The rain in Greenland dropped 7 billion tonnes of water on the ice sheet, increasing daily surface ice melt by seven times higher than average. Rain saturates the snowpack, thereby reducing the reflectivity of the ice sheet and allowing for more melt. Reflectivity is critical for glacier melt – when I was working in the Arctic in 2000, for example, we had a warm, windy event that stripped the glacier surface down to the previous summer’s ice surface, which was dirty from dust deposition and melted faster because of that reduced reflectivity.
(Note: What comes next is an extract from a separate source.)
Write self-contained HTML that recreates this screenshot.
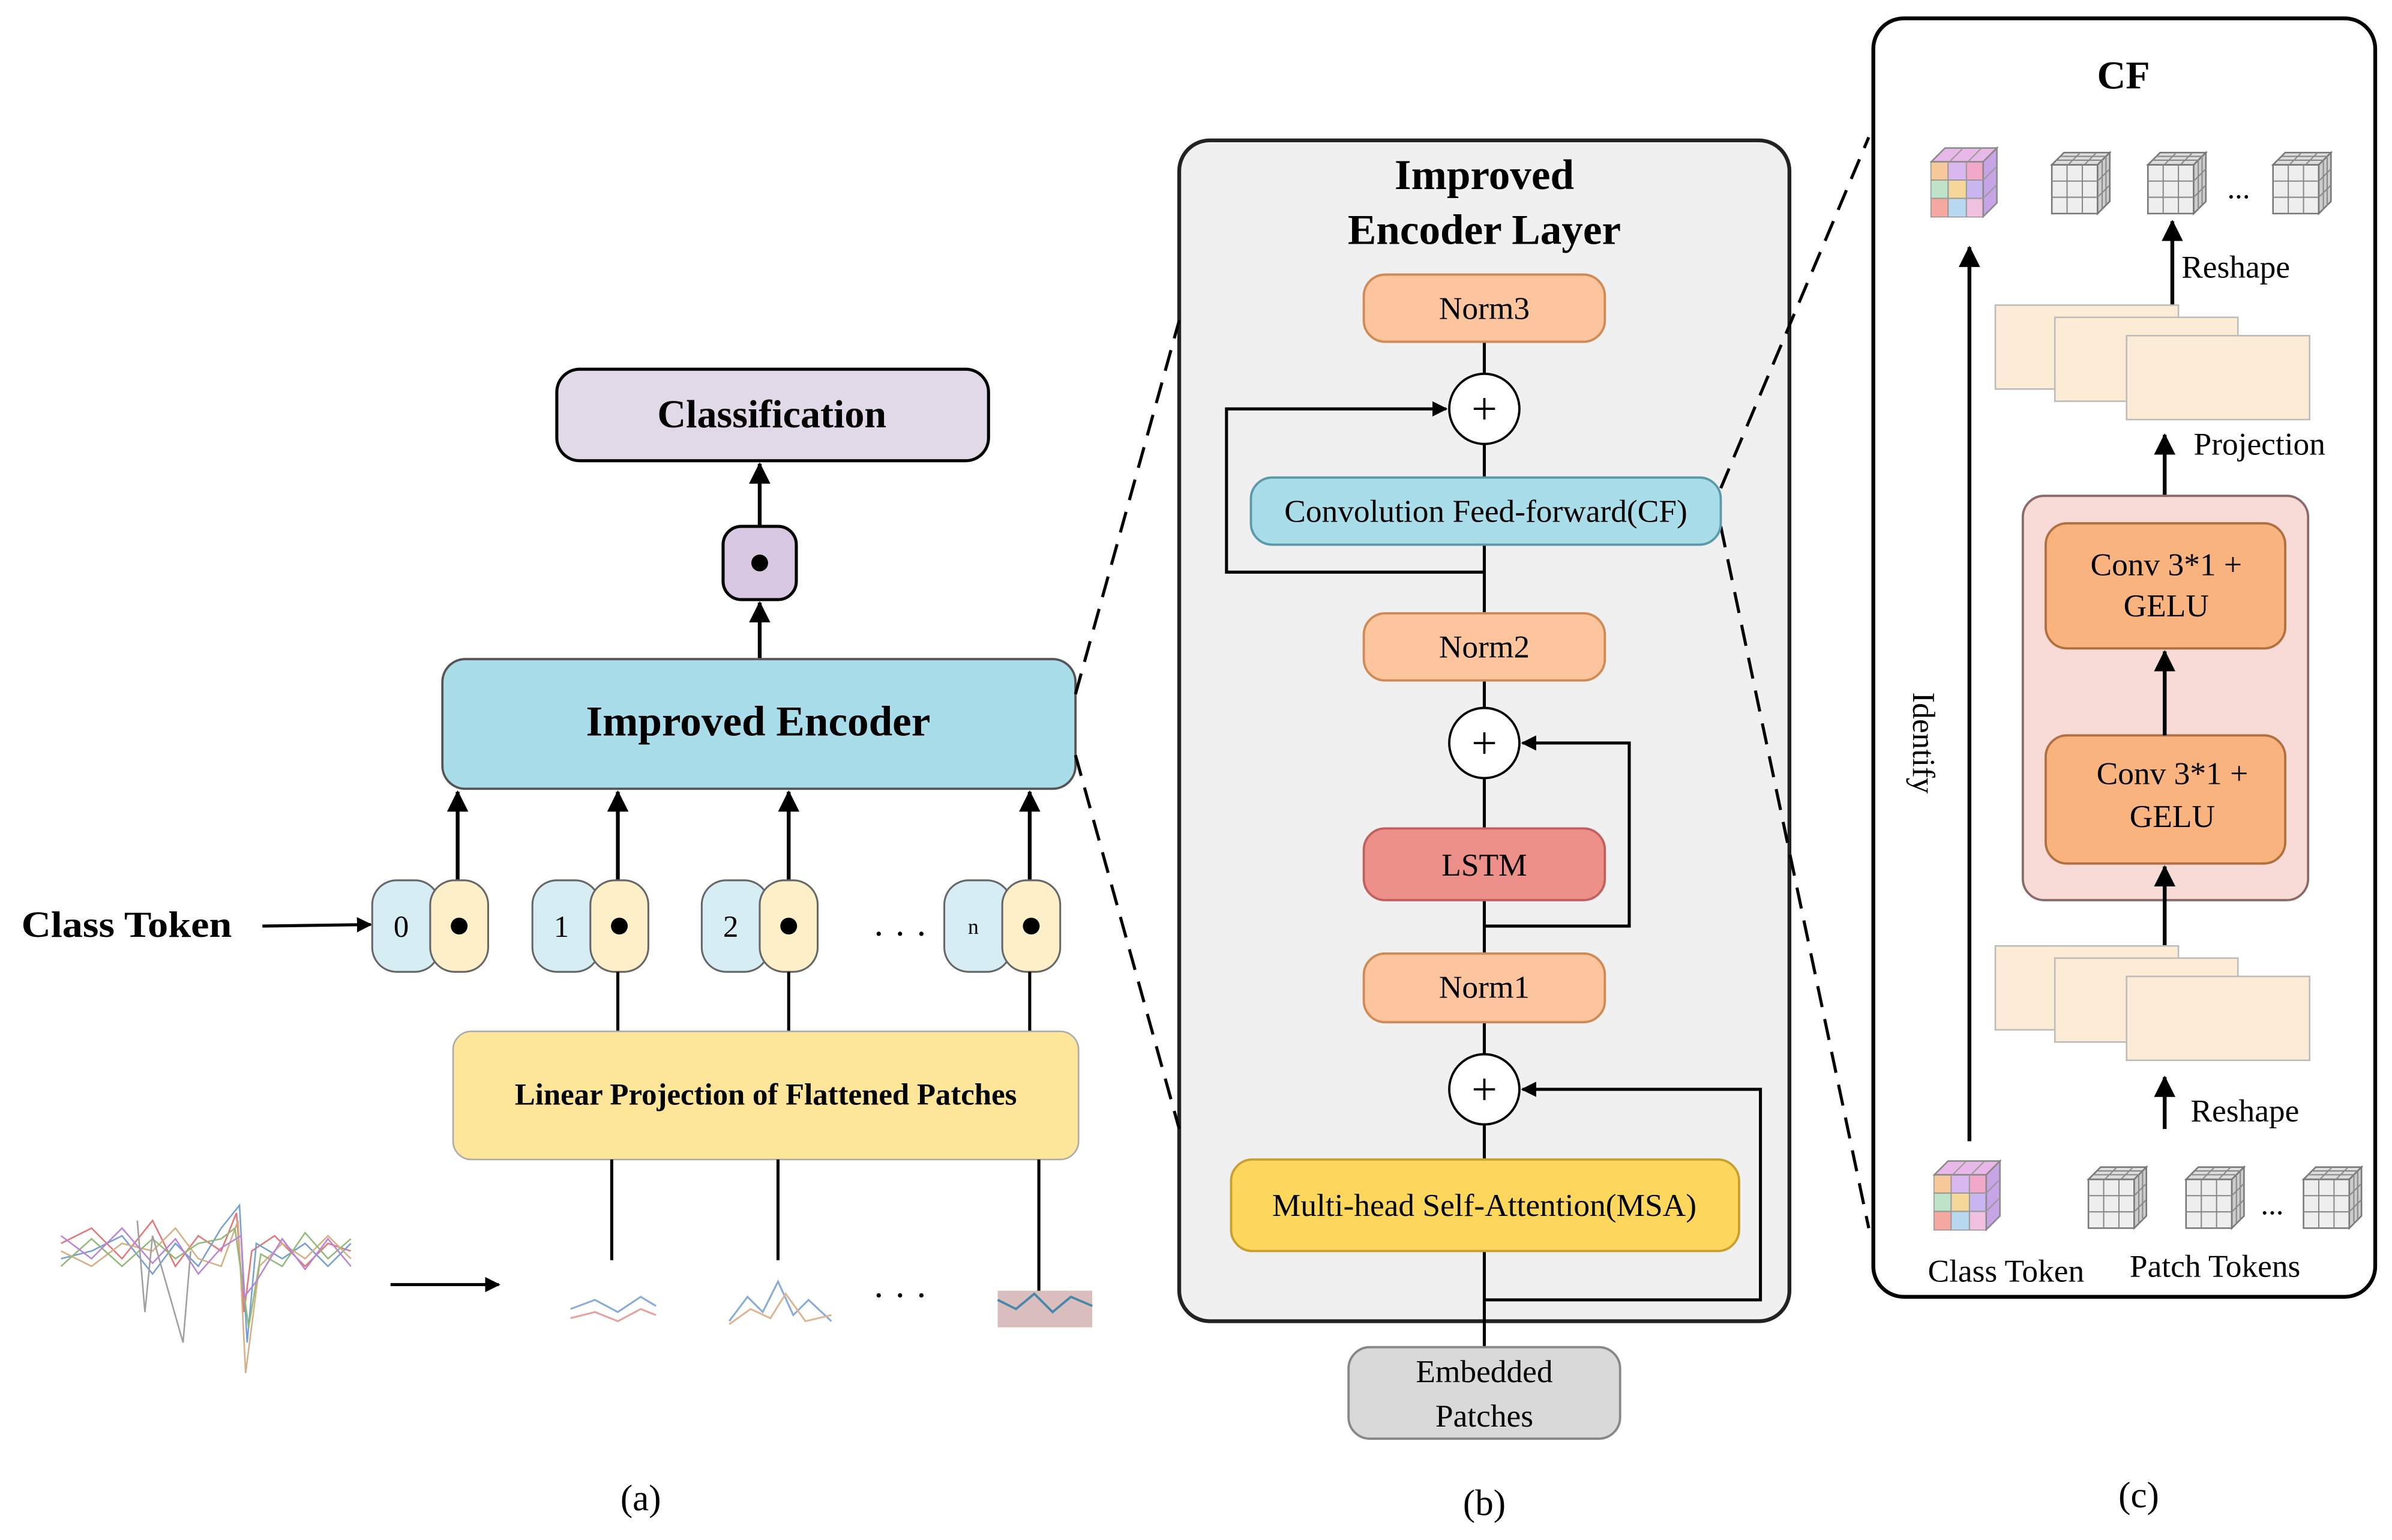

Rain can also freeze as it hits the cold snow/ice surface, leaving a layer of ice that will show up in future ice cores as a marker for such a bizarre summer precipitation event.
Researchers are concerned about Greenland melt not just due to sea level rise, but due to the impacts of fresh glacier water on the Atlantic Meridional Overturning Circulation (AMOC). This is an ocean current in the North Atlantic that brings warm water up from the equator and then sinks as it cools and becomes more saline, pulling the warm water up behind it like a conveyor belt. Recent studies have suggested that this current is weakening, and that it might be in part due to increasing fresh water from Greenland ice melt keeping the current from densifying and sinking, and thus preventing it from pulling warm water north. With a weaker AMOC, Europe could get colder and sea levels could rise along the US east coast, while seasonal monsoons could be disrupted.

We are living in strange times indeed when there’s rain on the summit of a cold ice cap.
Note the featured image is the extent of Greenland melt during a high melt event on July 28 2021.
Fascinating information about troubling times.
Thanks Kim!
Lovely writing about a sad subject. Thanks, Sarah!
A very sad subject – thanks for reading, Anna!